Upaya hukum sendiri pada dasarnya dapat terjadi pada lingkup perdata maupun pidana, sehingga tidak menutup kemungkinan dari keduanya akan melaksanakan apa yang dikatakan sebagai upaya hukum. Akan tetapi, dalam kesempatan kali ini marilah kita lebih menyelami ranah pidana secara spesifik! 


Fungsi Krusial atas Upaya Hukum 

Sejatinya, upaya hukum memberikan ruang kepada seseorang atau badan hukum atas dasar hal tertentu untuk “melawan” putusan hakim sebagai bentuk ketidakpuasan terhadap putusan. Dalam hal ini, latar belakang dari adanya tindakan ini dilandasi beberapa hal seperti contoh:

a. Pihak terkait menganggap bahwa putusan tidak sesuai dengan apa yang diinginkan;

b. Salah satu pihak merasa putusan tidak memenuhi rasa keadilan; dan

c. Salah satu pihak merasa putusan terkait salah diputuskan demikian, mengingat bahwa hakim juga merupakan seorang manusia yang dapat melakukan kesalahan.


Ada Berapa Jenis Upaya Hukum di Indonesia?

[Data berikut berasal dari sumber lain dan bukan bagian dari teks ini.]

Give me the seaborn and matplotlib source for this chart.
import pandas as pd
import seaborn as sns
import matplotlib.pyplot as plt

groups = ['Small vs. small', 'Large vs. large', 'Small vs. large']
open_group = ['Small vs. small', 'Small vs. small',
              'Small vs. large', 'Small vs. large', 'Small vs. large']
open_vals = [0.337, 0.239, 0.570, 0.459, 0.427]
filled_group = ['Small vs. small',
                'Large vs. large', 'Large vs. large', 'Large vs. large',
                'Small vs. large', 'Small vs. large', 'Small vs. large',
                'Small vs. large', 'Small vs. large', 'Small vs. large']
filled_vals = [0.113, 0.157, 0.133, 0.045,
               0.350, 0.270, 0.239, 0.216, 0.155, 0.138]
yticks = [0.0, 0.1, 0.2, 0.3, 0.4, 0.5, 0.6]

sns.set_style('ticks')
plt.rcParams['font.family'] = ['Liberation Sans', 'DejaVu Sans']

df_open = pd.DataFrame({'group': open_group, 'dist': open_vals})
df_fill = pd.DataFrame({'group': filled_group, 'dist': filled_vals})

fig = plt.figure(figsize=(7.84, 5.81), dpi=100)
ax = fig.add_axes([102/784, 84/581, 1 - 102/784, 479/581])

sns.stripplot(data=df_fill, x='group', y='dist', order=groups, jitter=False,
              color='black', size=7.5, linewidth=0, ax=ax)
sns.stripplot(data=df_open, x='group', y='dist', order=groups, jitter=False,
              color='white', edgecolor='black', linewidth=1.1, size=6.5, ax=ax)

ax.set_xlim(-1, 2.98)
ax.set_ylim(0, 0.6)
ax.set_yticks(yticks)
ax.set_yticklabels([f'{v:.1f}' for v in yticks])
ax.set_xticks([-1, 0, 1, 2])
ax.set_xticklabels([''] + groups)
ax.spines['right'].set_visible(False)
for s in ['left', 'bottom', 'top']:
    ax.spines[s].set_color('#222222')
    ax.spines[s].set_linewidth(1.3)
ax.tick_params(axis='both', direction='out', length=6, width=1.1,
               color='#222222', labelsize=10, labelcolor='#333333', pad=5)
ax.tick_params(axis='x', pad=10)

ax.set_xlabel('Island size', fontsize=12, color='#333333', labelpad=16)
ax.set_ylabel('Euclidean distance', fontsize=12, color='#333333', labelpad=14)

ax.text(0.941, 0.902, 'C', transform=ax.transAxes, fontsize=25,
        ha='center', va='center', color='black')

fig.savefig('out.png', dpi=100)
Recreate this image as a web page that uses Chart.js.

Berdasarkan klasifikasinya, upaya hukum dibagi ke dalam 2 tipe, yakni Upaya Hukum Biasa & Upaya Hukum Luar Biasa. Lebih daripada itu, setiap ‘kamar’ upaya hukum tersebut terbagi lagi menjadi sub bagian upaya hukum yang lebih spesifik dengan penjelasan di bawah ini:  

A. Upaya Hukum Biasa

BANDING

Berdasarkan apa yang dikatakan oleh Guru Besar Universitas Trisakti Andi Hamzah, banding adalah hak terdakwa ataupun penuntut umum untuk melakukan penolakan terhadap putusan pengadilan. Hal ini ditujukan untuk memeriksa ulang putusan pengadilan tingkat pertama (dalam tingkatan pengadilan negeri) oleh pengadilan yang lebih tinggi guna menguji penerapan hukum putusan terkait.


KASASI

Kasasi sendiri sesungguhnya memiliki kesamaan dengan banding, akan tetapi kasasi sendiri digunakan untuk menciptakan kesatuan penerapan hukum dengan cara membatalkan putusan yang bertentangan dengan undang-undang ataupun kekeliruan dalam penerapannya. Hal ini dilakukan atas dasar putusan perkara pidana pada pengadilan tingkat terakhir selain daripada Mahkamah Agung, sehingga terdakwa atau penuntut umum mengajukan permintaan kasasi kepada Mahkamah Agung. Berdasarkan hal itu, Mahkamah Agung akan menentukan: 

a. Benar/salahnya peraturan hukum yang tidak/diterapkan sebagaimana mestinya;

b. Benar/salahnya cara mengadili tidak dilaksanakan menurut undang-undang; dan

c. Apakah benar pengadilan yang memutus telah melampaui batas kewenangannya. 


B. Upaya Hukum Luar Biasa

PEMERIKSAAN TINGKAT KASASI DEMI HUKUM

Pemeriksaan ini dikhususkan karena hanya dapat diajukan oleh Jaksa Agung kepada Mahkamah Agung secara tertulis melalui panitera pengadilan negeri yang memutus perkara pada tingkat pertama dengan  pesan yang memuat alasan permintaan. Tujuan adanya kasasi yang berbeda dengan kasasi biasa ini dikarenakan fakta bahwa kasasi demi kepentingan hukum ditujukan guna mencapai kesatuan penafsiran hukum oleh pengadilan.  Respons dari adanya upaya hukum ini ialah Mahkamah Agung membatalkan putusan pengadilan yang lebih rendah. Beberapa alasan terjadinya pemeriksaan tingkat kasasi demi hukum adalah: 

a. Suatu peraturan hukum tidak diterapkan atau diterapkan, tidak sebagaimana mestinya;

b. Apakah cara mengadili tidak dilaksanakan menurut ketentuan undang-undang; dan/atau

c. Peradilan melampaui wewenangnya. 


PENINJAUAN KEMBALI

Berbeda dengan banding, peninjauan kembali dilakukan kepada putusan pengadilan yang telah berkekuatan hukum tetap. Hal ini dikecualikan terhadap putusan bebas atau lepas dari segala tuntutan. Permintaan ini biasanya didasari oleh beberapa hal yang diantaranya adalah: 

a. Terdapat keadaan atau bukti baru yang menimbulkan dugaan kuat (Novum);

b. Apabila dalam pelbagai putusan terdapat pernyataan sesuatu telah terbukti, akan tetapi hal atau keadaan sebagai dasar putusan tersebut bertentangan dengan yang lain; dan/atau

c. Putusan jelas memperlihatkan kekhilafan atau kekeliruan hakim.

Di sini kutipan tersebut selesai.